##### RECORDED INFORMATION
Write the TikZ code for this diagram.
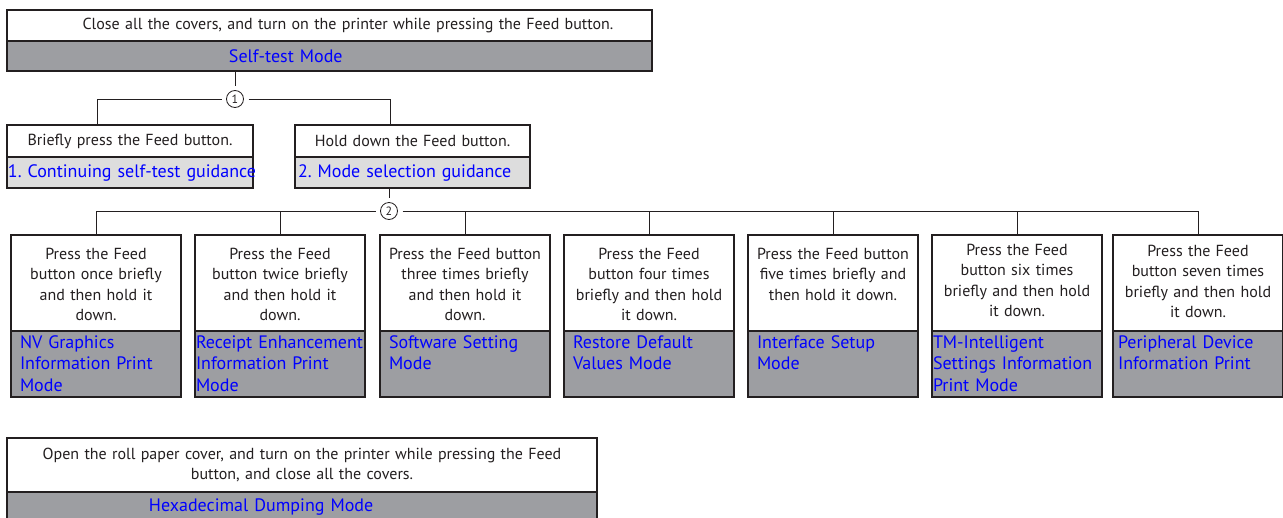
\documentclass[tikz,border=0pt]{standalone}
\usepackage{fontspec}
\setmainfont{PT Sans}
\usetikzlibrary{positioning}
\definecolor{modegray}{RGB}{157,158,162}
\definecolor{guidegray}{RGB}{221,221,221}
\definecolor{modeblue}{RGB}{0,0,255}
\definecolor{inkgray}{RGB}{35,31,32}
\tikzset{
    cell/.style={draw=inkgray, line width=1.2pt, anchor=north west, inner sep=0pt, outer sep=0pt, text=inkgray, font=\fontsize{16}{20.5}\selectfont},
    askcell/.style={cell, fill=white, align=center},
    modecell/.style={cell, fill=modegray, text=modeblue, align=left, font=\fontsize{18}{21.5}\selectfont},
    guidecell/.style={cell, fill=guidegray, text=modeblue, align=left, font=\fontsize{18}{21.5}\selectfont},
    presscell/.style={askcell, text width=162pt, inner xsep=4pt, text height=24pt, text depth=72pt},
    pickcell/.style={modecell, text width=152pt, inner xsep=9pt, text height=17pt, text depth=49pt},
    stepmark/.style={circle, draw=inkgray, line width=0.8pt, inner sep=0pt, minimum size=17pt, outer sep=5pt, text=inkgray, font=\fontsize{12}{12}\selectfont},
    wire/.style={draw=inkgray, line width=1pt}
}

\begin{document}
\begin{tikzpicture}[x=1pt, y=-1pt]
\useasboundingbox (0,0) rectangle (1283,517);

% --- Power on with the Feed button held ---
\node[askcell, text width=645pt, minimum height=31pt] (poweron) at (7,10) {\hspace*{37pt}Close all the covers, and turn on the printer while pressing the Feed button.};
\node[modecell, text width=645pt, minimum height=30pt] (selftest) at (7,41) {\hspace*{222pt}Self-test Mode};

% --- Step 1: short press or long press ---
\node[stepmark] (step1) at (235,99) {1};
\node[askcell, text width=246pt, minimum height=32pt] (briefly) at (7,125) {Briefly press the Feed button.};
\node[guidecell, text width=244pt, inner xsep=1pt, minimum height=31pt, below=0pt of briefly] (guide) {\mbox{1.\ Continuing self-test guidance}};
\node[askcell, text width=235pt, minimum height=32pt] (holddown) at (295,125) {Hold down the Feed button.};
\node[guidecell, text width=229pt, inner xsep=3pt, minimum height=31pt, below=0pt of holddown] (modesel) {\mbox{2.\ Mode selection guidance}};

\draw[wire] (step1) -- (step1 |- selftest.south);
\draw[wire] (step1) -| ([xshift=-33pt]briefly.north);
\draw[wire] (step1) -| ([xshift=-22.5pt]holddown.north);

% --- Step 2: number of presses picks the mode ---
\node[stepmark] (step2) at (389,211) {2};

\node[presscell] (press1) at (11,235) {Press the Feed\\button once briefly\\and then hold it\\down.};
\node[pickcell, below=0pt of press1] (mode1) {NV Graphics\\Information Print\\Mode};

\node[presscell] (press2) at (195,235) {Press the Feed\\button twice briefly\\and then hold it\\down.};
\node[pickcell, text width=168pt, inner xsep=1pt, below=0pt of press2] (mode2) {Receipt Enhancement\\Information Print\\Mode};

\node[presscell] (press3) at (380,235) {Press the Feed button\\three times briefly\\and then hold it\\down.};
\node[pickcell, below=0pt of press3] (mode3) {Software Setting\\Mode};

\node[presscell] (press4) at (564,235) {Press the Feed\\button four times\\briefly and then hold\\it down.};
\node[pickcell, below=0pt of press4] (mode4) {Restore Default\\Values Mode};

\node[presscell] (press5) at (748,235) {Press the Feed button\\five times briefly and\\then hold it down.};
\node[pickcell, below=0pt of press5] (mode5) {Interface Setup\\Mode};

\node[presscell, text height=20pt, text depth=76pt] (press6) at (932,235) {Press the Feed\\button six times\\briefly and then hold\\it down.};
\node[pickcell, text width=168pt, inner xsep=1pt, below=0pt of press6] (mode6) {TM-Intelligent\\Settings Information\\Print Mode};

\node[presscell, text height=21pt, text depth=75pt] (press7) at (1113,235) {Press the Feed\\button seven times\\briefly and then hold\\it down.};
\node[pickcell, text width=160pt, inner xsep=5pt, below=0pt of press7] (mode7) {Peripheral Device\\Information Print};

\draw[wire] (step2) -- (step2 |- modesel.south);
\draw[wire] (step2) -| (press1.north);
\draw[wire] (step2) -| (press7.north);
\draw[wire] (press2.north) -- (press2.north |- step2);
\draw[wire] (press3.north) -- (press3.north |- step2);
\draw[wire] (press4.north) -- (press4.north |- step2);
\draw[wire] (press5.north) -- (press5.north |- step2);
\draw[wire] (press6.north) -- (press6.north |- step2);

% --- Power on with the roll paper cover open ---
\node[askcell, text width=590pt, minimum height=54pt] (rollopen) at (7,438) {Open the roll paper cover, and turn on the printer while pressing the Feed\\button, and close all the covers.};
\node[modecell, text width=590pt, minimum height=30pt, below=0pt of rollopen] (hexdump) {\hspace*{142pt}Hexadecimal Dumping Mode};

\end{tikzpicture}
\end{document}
##########
**TASK DESCRIPTION:**
Copy every line of the data exactly as written, excluding the pictures.

**WRITTEN ANSWER:**
Write the TikZ code for this diagram.
\documentclass[tikz,border=0pt]{standalone}
\usepackage{fontspec}
\setmainfont{PT Sans}
\usetikzlibrary{positioning}
\definecolor{modegray}{RGB}{157,158,162}
\definecolor{guidegray}{RGB}{221,221,221}
\definecolor{modeblue}{RGB}{0,0,255}
\definecolor{inkgray}{RGB}{35,31,32}
\tikzset{
    cell/.style={draw=inkgray, line width=1.2pt, anchor=north west, inner sep=0pt, outer sep=0pt, text=inkgray, font=\fontsize{16}{20.5}\selectfont},
    askcell/.style={cell, fill=white, align=center},
    modecell/.style={cell, fill=modegray, text=modeblue, align=left, font=\fontsize{18}{21.5}\selectfont},
    guidecell/.style={cell, fill=guidegray, text=modeblue, align=left, font=\fontsize{18}{21.5}\selectfont},
    presscell/.style={askcell, text width=162pt, inner xsep=4pt, text height=24pt, text depth=72pt},
    pickcell/.style={modecell, text width=152pt, inner xsep=9pt, text height=17pt, text depth=49pt},
    stepmark/.style={circle, draw=inkgray, line width=0.8pt, inner sep=0pt, minimum size=17pt, outer sep=5pt, text=inkgray, font=\fontsize{12}{12}\selectfont},
    wire/.style={draw=inkgray, line width=1pt}
}

\begin{document}
\begin{tikzpicture}[x=1pt, y=-1pt]
\useasboundingbox (0,0) rectangle (1283,517);

% --- Power on with the Feed button held ---
\node[askcell, text width=645pt, minimum height=31pt] (poweron) at (7,10) {\hspace*{37pt}Close all the covers, and turn on the printer while pressing the Feed button.};
\node[modecell, text width=645pt, minimum height=30pt] (selftest) at (7,41) {\hspace*{222pt}Self-test Mode};

% --- Step 1: short press or long press ---
\node[stepmark] (step1) at (235,99) {1};
\node[askcell, text width=246pt, minimum height=32pt] (briefly) at (7,125) {Briefly press the Feed button.};
\node[guidecell, text width=244pt, inner xsep=1pt, minimum height=31pt, below=0pt of briefly] (guide) {\mbox{1.\ Continuing self-test guidance}};
\node[askcell, text width=235pt, minimum height=32pt] (holddown) at (295,125) {Hold down the Feed button.};
\node[guidecell, text width=229pt, inner xsep=3pt, minimum height=31pt, below=0pt of holddown] (modesel) {\mbox{2.\ Mode selection guidance}};

\draw[wire] (step1) -- (step1 |- selftest.south);
\draw[wire] (step1) -| ([xshift=-33pt]briefly.north);
\draw[wire] (step1) -| ([xshift=-22.5pt]holddown.north);

% --- Step 2: number of presses picks the mode ---
\node[stepmark] (step2) at (389,211) {2};

\node[presscell] (press1) at (11,235) {Press the Feed\\button once briefly\\and then hold it\\down.};
\node[pickcell, below=0pt of press1] (mode1) {NV Graphics\\Information Print\\Mode};

\node[presscell] (press2) at (195,235) {Press the Feed\\button twice briefly\\and then hold it\\down.};
\node[pickcell, text width=168pt, inner xsep=1pt, below=0pt of press2] (mode2) {Receipt Enhancement\\Information Print\\Mode};

\node[presscell] (press3) at (380,235) {Press the Feed button\\three times briefly\\and then hold it\\down.};
\node[pickcell, below=0pt of press3] (mode3) {Software Setting\\Mode};

\node[presscell] (press4) at (564,235) {Press the Feed\\button four times\\briefly and then hold\\it down.};
\node[pickcell, below=0pt of press4] (mode4) {Restore Default\\Values Mode};

\node[presscell] (press5) at (748,235) {Press the Feed button\\five times briefly and\\then hold it down.};
\node[pickcell, below=0pt of press5] (mode5) {Interface Setup\\Mode};

\node[presscell, text height=20pt, text depth=76pt] (press6) at (932,235) {Press the Feed\\button six times\\briefly and then hold\\it down.};
\node[pickcell, text width=168pt, inner xsep=1pt, below=0pt of press6] (mode6) {TM-Intelligent\\Settings Information\\Print Mode};

\node[presscell, text height=21pt, text depth=75pt] (press7) at (1113,235) {Press the Feed\\button seven times\\briefly and then hold\\it down.};
\node[pickcell, text width=160pt, inner xsep=5pt, below=0pt of press7] (mode7) {Peripheral Device\\Information Print};

\draw[wire] (step2) -- (step2 |- modesel.south);
\draw[wire] (step2) -| (press1.north);
\draw[wire] (step2) -| (press7.north);
\draw[wire] (press2.north) -- (press2.north |- step2);
\draw[wire] (press3.north) -- (press3.north |- step2);
\draw[wire] (press4.north) -- (press4.north |- step2);
\draw[wire] (press5.north) -- (press5.north |- step2);
\draw[wire] (press6.north) -- (press6.north |- step2);

% --- Power on with the roll paper cover open ---
\node[askcell, text width=590pt, minimum height=54pt] (rollopen) at (7,438) {Open the roll paper cover, and turn on the printer while pressing the Feed\\button, and close all the covers.};
\node[modecell, text width=590pt, minimum height=30pt, below=0pt of rollopen] (hexdump) {\hspace*{142pt}Hexadecimal Dumping Mode};

\end{tikzpicture}
\end{document}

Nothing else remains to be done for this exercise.